Nor are its statements that it is moving to 100% downstream processing of logs before they are exported.
According to the government’s own data, 16 new foreign-operated log export operations have started since 2020.
This contradicts the prime minister’s claims that under his government new log export licences have been given to only locally owned businesses.
Nine of the new operations started in 2020 and another seven in 2021. The latest to be licenced exported its first logs in October last year.
Over half the new operations were falsely licensed as ‘agriculture projects’, previously found to be riddled with corruption.
The SABL Commission of Inquiry found that the false promise of agriculture projects was routinely used by foreign-owned logging companies to fraudulently acquire export licences and then clear large tracts of forest.
Current log export data shows it is very likely the same abuses are continuing.

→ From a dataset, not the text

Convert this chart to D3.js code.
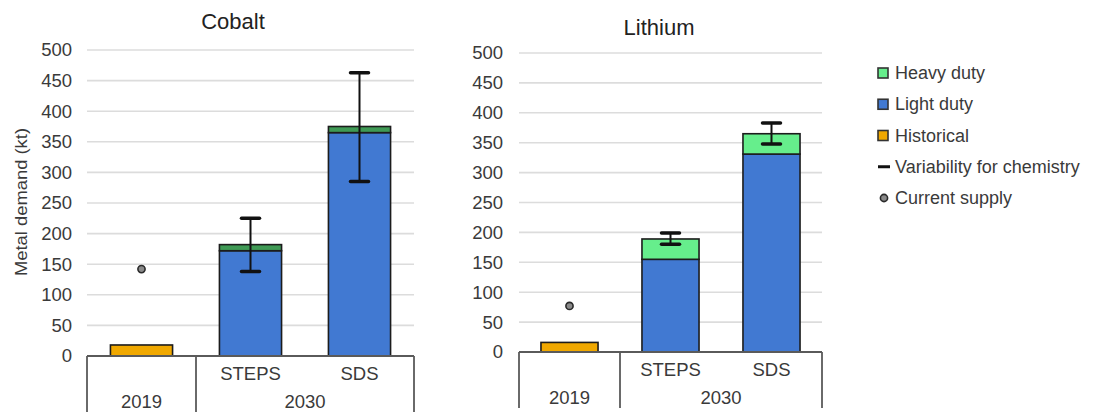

According to government figures, the new logging operations were responsible for over 20% of all unprocessed log exports in 2021.
Their operations are spread across seven different provinces: five in West Sepik, four in West New Britain, two each in East New Britain and Central, and one each in Oro, New Ireland and Western.
Act Now, as a community advocacy organisation, fully supports the government’s policy to stop unprocessed log exports by 2025 in favour of 100% downstream processing.
But the facts show the PNG Forest Authority is misleading the prime minister and is failing to implement government policy.
The Forest Authority is a rogue institution that has been instrumental in orchestrating the illegal and unsustainable logging of our forests for the past 30 years.
Clearly it cannot be trusted to implement government policy or protect our forests.
The PNGFA should be abolished and a new government institution set up under a completely new Forestry Act.
Such measures are the only way we can ever ensure the sustainable management of PNG’s rich forest resources and the development of secure, well paid jobs based on downstream processing.
It seems the Christian PM is also in hock to the loggers, as were his predecessors.